EXERCISE GOAL:
Retype nothing but the lines from the start of the material up to and including the line with "D_d = 661.0". Pictures don't belong in the copy.

DATA SECTION:
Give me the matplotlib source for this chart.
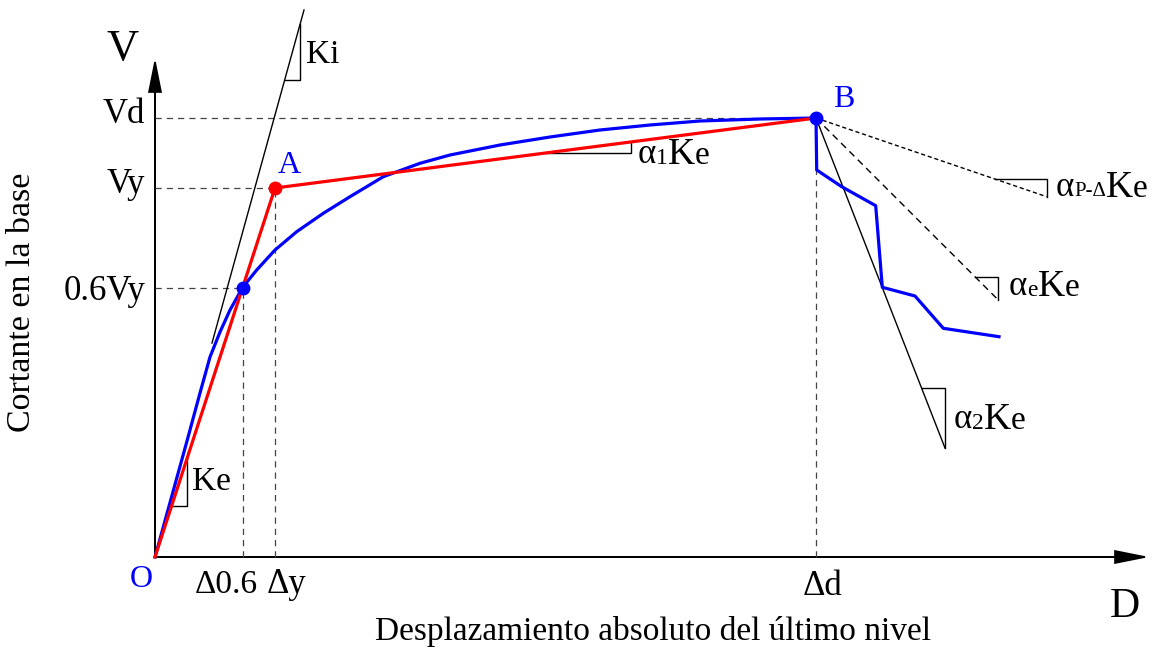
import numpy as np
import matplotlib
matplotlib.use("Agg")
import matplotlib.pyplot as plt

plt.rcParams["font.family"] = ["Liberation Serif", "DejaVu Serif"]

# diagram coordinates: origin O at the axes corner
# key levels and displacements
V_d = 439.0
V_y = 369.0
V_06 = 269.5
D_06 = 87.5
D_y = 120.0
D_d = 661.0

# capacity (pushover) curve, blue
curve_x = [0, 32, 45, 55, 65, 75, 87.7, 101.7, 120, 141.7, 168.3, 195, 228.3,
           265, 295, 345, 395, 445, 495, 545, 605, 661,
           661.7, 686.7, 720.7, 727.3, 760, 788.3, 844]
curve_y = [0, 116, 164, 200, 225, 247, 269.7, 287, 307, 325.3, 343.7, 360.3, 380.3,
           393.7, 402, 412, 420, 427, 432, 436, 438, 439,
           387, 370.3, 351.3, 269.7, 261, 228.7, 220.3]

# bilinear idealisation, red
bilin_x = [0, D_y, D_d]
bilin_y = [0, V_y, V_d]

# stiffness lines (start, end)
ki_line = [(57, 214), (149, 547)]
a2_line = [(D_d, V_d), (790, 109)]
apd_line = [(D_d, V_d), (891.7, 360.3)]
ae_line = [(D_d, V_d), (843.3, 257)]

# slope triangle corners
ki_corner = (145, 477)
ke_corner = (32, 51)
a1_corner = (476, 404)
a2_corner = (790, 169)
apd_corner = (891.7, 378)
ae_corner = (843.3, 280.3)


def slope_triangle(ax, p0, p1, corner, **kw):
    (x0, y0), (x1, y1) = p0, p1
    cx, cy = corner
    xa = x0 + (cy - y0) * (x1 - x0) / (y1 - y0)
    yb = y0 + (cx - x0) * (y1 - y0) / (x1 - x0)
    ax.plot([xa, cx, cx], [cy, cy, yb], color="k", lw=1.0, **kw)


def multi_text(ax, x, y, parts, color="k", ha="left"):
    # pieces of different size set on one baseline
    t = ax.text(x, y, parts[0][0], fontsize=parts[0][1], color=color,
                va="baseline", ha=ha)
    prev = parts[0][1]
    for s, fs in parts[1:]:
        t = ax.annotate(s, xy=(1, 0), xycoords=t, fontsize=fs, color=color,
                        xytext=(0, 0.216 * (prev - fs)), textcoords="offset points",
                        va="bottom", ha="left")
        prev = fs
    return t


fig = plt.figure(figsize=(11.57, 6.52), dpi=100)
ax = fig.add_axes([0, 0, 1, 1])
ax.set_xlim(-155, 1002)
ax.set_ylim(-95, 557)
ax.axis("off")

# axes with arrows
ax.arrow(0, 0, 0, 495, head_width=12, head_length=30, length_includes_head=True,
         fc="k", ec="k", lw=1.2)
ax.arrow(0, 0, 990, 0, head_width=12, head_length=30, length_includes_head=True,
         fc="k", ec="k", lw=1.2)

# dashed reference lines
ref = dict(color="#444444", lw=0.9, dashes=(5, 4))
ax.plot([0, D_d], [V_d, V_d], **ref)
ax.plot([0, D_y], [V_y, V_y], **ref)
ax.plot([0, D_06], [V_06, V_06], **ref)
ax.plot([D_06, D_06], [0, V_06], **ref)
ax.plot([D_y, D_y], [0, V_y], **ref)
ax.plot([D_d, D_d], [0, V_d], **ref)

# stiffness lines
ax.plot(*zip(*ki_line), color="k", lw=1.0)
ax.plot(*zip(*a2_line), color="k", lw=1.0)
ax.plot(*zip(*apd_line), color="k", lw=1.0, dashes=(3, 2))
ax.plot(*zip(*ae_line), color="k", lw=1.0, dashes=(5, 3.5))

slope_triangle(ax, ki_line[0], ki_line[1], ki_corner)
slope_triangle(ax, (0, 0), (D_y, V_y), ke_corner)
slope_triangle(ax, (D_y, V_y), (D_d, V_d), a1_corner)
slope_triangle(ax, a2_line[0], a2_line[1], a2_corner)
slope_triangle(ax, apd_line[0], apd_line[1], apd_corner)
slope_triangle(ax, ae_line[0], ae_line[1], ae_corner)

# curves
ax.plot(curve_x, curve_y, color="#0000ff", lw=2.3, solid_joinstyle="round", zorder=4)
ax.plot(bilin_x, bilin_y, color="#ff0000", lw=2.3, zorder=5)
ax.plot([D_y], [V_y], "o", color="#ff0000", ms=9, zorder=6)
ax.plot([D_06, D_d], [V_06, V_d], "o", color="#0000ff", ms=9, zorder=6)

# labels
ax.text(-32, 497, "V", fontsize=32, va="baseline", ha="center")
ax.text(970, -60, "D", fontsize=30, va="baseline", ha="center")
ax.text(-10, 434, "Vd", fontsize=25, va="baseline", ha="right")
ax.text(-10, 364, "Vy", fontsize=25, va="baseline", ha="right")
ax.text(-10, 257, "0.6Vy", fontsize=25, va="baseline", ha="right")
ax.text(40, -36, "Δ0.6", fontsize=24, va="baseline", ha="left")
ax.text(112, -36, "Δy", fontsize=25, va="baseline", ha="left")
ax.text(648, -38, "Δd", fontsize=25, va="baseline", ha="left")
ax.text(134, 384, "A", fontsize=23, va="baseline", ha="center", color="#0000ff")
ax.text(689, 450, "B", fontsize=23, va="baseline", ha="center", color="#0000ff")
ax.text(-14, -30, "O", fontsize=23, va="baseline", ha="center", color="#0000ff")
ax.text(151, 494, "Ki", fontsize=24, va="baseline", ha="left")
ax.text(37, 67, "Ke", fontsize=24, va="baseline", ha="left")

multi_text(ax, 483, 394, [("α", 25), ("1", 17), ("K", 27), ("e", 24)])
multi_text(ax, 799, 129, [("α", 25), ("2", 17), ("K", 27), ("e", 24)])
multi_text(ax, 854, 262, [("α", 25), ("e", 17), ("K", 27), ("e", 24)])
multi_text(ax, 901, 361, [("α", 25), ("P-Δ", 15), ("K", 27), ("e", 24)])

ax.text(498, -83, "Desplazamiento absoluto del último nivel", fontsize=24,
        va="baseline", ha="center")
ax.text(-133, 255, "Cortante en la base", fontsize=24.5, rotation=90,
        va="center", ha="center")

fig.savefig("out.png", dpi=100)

EXERCISE ANSWER:
Give me the matplotlib source for this chart.
import numpy as np
import matplotlib
matplotlib.use("Agg")
import matplotlib.pyplot as plt

plt.rcParams["font.family"] = ["Liberation Serif", "DejaVu Serif"]

# diagram coordinates: origin O at the axes corner
# key levels and displacements
V_d = 439.0
V_y = 369.0
V_06 = 269.5
D_06 = 87.5
D_y = 120.0
D_d = 661.0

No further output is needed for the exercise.